The most exciting revelation of all is the myriad versions of each of the Young Woman’s monologues. These are the spine of the play and help to chart the Young Woman’s inner life; getting our hands on Sophie Treadwell’s handwritten drafts is an incredible tool for understanding her original intentions and thoughts about the character. There are sections in one draft so specific about the realities of pregnancy and childbirth that they were excised from the text performed in her lifetime, and, to our knowledge, haven’t made it onto a stage since. We think they are full of fire and honesty, so in they go too, as well as many other exciting roots that we find buried in the hundreds of pages we explore.
The result is a new rehearsal draft. It is largely the final script that Sophie Treadwell approved before her death, but coloured with all our re-insertions and a few interventions made entirely new for this production. The text is multi-coloured and filled with footnotes so that Natalie and I can quickly see at a glance where each part of the script came from. Once we’ve settled on a stable rehearsal draft, we create another draft for the actors - this is clean of all the extra information, with all of Sophie Treadwell’s stage directions and line-readings also stripped out. It is a clean slate, ready to encourage actors’ original responses, though of course they are always welcome to cross reference with our fuller, slightly unwieldy documents, once rehearsals are underway. Natalie describes it in terms of rehearsing music: the actors have their libretto, and we have the whole musical score.

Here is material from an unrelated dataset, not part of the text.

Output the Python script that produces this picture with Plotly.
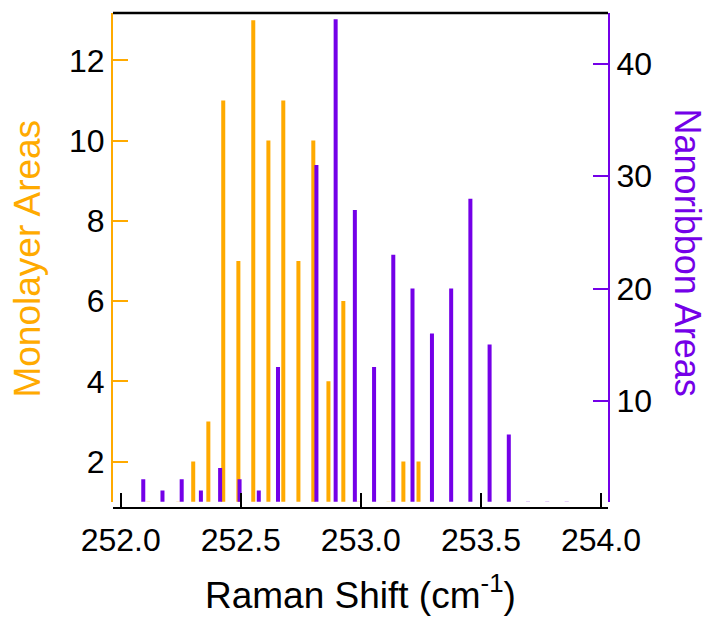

Such an approach to the play is grounded in the writer’s own radicalism: Sophie Treadwell is one of the most inspiring playwrights I’ve ever read. Writing over fifty plays in a culture that openly privileged male artists, she produced her own work on Broadway, as well as writing novels and producing pioneering journalism. The work she made is coruscating and delves straight to the base fabric of her society, stripping away the polite theatrical conventions of her age and establishing a radical new theatrical form in order to explore her culture. Often we come across the phrase that Sophie Treadwell was ‘ahead of her time’ or that she ‘anticipated’ the concerns of our age. This kind of thinking is flattering, but it lets us off the hook. In truth, Sophie Treadwell did not write Machinal in order to be relevant ninety years after her own opening night. The shocking thing is not how contemporary the past feels, but how outdated the present really is. This is the value of staging classic plays: they hold a mirror up not only to a singular cultural moment but also to the passage of time. In many ways, as we progress through each scene of Machinal, it will become clear how far we have come since 1928 – but in many ways it will also reveal how the overarching structures of our lives, how the archetypes sitting underneath our relationships, have barely shifted at all. Ultimately, what becomes clear is how well Sophie Treadwell understood the nature of capitalist, patriarchal society, and its degrading consequences for individuals stuck within the urban machine. As such, we should not praise Sophie Treadwell for her foresight but for her insight. We should not marvel at her prescience but at our own impotence.
This production follows hot on the heels of a new play, The Writer, by Ella Hickson. It would be bizarre not to acknowledge how tangibly these two writers illuminate each other. Early in Hickson’s play, one character advocates dismantling capitalism and ending patriarchy. In previews, that line used to get laughs, but on the night of Harvey Weinstein’s arrest, and the Irish vote to repeal the 8th, it got a round of applause. Perhaps we are finally catching up with Sophie Treadwell, and Ella Hickson. Sophie Treadwell understood her society to its very root, and that is the first level on which we are asked to engage with the play: what are the base archetypes structuring all our relationships and conversations? When we believe we are acting as an individual, how far are we unconsciously performing a role written for us by the societal machine? Are we just like characters in a play, saying the lines written for our roles as worker, daughter, mother, husband, lover, judge and jury? What would it feel like to break out of that rhythm? What would it mean to be free, truly free, radically free?